AIM:
The records below must be written out exactly, with every picture left behind.

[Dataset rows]
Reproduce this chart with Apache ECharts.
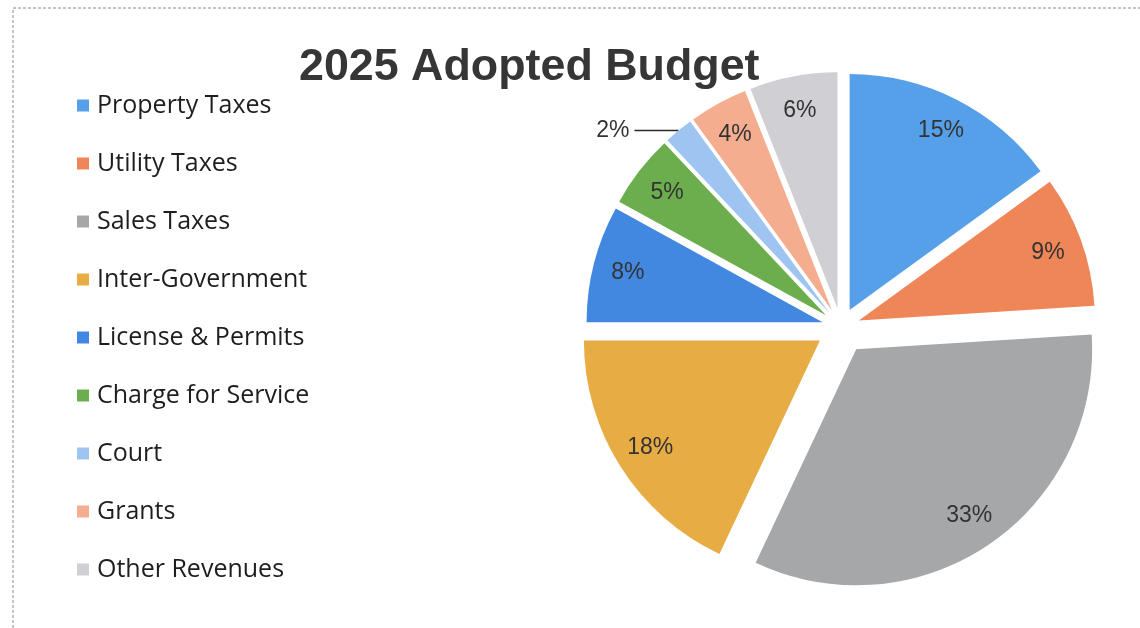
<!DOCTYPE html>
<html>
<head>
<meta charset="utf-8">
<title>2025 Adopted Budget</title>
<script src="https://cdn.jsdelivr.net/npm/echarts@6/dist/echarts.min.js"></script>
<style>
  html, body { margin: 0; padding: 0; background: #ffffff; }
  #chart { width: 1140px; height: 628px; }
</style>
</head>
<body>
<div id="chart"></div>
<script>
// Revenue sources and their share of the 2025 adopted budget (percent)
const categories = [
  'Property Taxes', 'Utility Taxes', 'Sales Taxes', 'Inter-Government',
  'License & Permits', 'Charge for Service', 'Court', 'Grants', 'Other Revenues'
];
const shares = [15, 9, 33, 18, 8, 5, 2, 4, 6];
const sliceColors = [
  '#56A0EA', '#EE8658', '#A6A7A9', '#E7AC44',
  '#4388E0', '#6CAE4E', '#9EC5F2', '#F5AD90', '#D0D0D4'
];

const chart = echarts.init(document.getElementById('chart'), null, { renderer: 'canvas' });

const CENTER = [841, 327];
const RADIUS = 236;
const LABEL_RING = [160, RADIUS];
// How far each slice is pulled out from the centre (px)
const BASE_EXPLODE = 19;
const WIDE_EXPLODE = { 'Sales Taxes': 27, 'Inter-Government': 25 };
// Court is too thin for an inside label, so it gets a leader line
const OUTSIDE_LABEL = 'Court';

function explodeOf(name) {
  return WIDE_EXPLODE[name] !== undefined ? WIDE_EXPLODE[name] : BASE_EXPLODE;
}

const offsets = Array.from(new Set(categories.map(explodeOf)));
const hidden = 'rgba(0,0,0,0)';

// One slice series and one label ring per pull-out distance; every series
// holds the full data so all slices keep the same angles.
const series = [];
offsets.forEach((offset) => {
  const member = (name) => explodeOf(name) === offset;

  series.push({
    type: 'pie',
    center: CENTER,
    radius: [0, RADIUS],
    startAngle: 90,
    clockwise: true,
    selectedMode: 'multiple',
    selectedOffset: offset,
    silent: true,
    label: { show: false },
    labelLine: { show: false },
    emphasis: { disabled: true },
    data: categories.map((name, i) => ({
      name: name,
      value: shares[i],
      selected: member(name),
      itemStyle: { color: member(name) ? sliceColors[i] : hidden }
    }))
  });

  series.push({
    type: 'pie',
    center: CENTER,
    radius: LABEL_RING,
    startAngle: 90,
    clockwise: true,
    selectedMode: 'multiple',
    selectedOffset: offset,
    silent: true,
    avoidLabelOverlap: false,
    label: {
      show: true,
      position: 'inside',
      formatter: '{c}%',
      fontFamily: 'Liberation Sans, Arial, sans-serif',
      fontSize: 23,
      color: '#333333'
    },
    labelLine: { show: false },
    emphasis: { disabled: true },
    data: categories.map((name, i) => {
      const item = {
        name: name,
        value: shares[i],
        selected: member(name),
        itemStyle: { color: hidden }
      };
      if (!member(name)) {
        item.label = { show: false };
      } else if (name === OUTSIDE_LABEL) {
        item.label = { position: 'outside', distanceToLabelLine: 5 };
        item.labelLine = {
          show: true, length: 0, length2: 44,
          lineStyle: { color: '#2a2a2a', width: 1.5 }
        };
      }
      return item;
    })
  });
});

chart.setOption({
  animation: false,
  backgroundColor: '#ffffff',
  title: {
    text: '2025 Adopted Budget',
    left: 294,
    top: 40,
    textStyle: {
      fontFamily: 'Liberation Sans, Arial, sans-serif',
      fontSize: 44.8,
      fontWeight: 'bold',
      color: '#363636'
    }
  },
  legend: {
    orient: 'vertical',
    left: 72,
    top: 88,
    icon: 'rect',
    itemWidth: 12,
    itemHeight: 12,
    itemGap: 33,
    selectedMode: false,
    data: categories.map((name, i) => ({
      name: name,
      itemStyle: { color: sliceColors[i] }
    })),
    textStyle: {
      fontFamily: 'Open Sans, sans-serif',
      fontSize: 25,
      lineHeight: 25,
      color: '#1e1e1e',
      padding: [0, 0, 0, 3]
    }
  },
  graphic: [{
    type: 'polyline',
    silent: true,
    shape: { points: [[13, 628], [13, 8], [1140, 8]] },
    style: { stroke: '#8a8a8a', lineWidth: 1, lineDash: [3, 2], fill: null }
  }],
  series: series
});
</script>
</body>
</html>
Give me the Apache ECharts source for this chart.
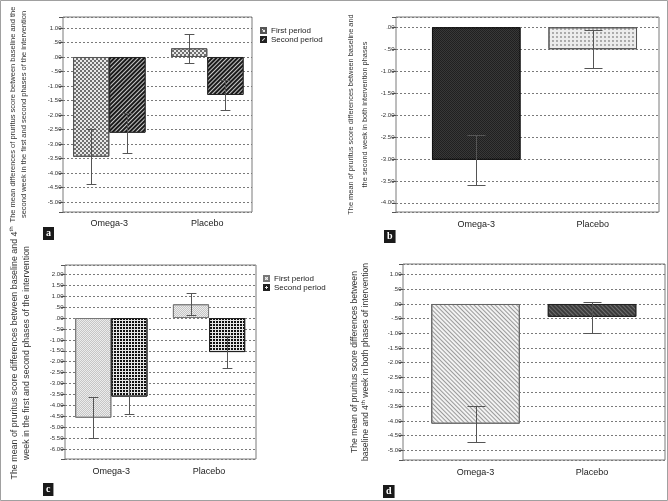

TASK RESULT:
Reproduce this chart with Apache ECharts.
<!DOCTYPE html>
<html>
<head>
<meta charset="utf-8">
<title>2025 Adopted Budget</title>
<script src="https://cdn.jsdelivr.net/npm/echarts@6/dist/echarts.min.js"></script>
<style>
  html, body { margin: 0; padding: 0; background: #ffffff; }
  #chart { width: 1140px; height: 628px; }
</style>
</head>
<body>
<div id="chart"></div>
<script>
// Revenue sources and their share of the 2025 adopted budget (percent)
const categories = [
  'Property Taxes', 'Utility Taxes', 'Sales Taxes', 'Inter-Government',
  'License & Permits', 'Charge for Service', 'Court', 'Grants', 'Other Revenues'
];
const shares = [15, 9, 33, 18, 8, 5, 2, 4, 6];
const sliceColors = [
  '#56A0EA', '#EE8658', '#A6A7A9', '#E7AC44',
  '#4388E0', '#6CAE4E', '#9EC5F2', '#F5AD90', '#D0D0D4'
];

const chart = echarts.init(document.getElementById('chart'), null, { renderer: 'canvas' });

const CENTER = [841, 327];
const RADIUS = 236;
const LABEL_RING = [160, RADIUS];
// How far each slice is pulled out from the centre (px)
const BASE_EXPLODE = 19;
const WIDE_EXPLODE = { 'Sales Taxes': 27, 'Inter-Government': 25 };
// Court is too thin for an inside label, so it gets a leader line
const OUTSIDE_LABEL = 'Court';

function explodeOf(name) {
  return WIDE_EXPLODE[name] !== undefined ? WIDE_EXPLODE[name] : BASE_EXPLODE;
}

const offsets = Array.from(new Set(categories.map(explodeOf)));
const hidden = 'rgba(0,0,0,0)';

// One slice series and one label ring per pull-out distance; every series
// holds the full data so all slices keep the same angles.
const series = [];
offsets.forEach((offset) => {
  const member = (name) => explodeOf(name) === offset;

  series.push({
    type: 'pie',
    center: CENTER,
    radius: [0, RADIUS],
    startAngle: 90,
    clockwise: true,
    selectedMode: 'multiple',
    selectedOffset: offset,
    silent: true,
    label: { show: false },
    labelLine: { show: false },
    emphasis: { disabled: true },
    data: categories.map((name, i) => ({
      name: name,
      value: shares[i],
      selected: member(name),
      itemStyle: { color: member(name) ? sliceColors[i] : hidden }
    }))
  });

  series.push({
    type: 'pie',
    center: CENTER,
    radius: LABEL_RING,
    startAngle: 90,
    clockwise: true,
    selectedMode: 'multiple',
    selectedOffset: offset,
    silent: true,
    avoidLabelOverlap: false,
    label: {
      show: true,
      position: 'inside',
      formatter: '{c}%',
      fontFamily: 'Liberation Sans, Arial, sans-serif',
      fontSize: 23,
      color: '#333333'
    },
    labelLine: { show: false },
    emphasis: { disabled: true },
    data: categories.map((name, i) => {
      const item = {
        name: name,
        value: shares[i],
        selected: member(name),
        itemStyle: { color: hidden }
      };
      if (!member(name)) {
        item.label = { show: false };
      } else if (name === OUTSIDE_LABEL) {
        item.label = { position: 'outside', distanceToLabelLine: 5 };
        item.labelLine = {
          show: true, length: 0, length2: 44,
          lineStyle: { color: '#2a2a2a', width: 1.5 }
        };
      }
      return item;
    })
  });
});

chart.setOption({
  animation: false,
  backgroundColor: '#ffffff',
  title: {
    text: '2025 Adopted Budget',
    left: 294,
    top: 40,
    textStyle: {
      fontFamily: 'Liberation Sans, Arial, sans-serif',
      fontSize: 44.8,
      fontWeight: 'bold',
      color: '#363636'
    }
  },
  legend: {
    orient: 'vertical',
    left: 72,
    top: 88,
    icon: 'rect',
    itemWidth: 12,
    itemHeight: 12,
    itemGap: 33,
    selectedMode: false,
    data: categories.map((name, i) => ({
      name: name,
      itemStyle: { color: sliceColors[i] }
    })),
    textStyle: {
      fontFamily: 'Open Sans, sans-serif',
      fontSize: 25,
      lineHeight: 25,
      color: '#1e1e1e',
      padding: [0, 0, 0, 3]
    }
  },
  graphic: [{
    type: 'polyline',
    silent: true,
    shape: { points: [[13, 628], [13, 8], [1140, 8]] },
    style: { stroke: '#8a8a8a', lineWidth: 1, lineDash: [3, 2], fill: null }
  }],
  series: series
});
</script>
</body>
</html>
Give me the Apache ECharts source for this chart.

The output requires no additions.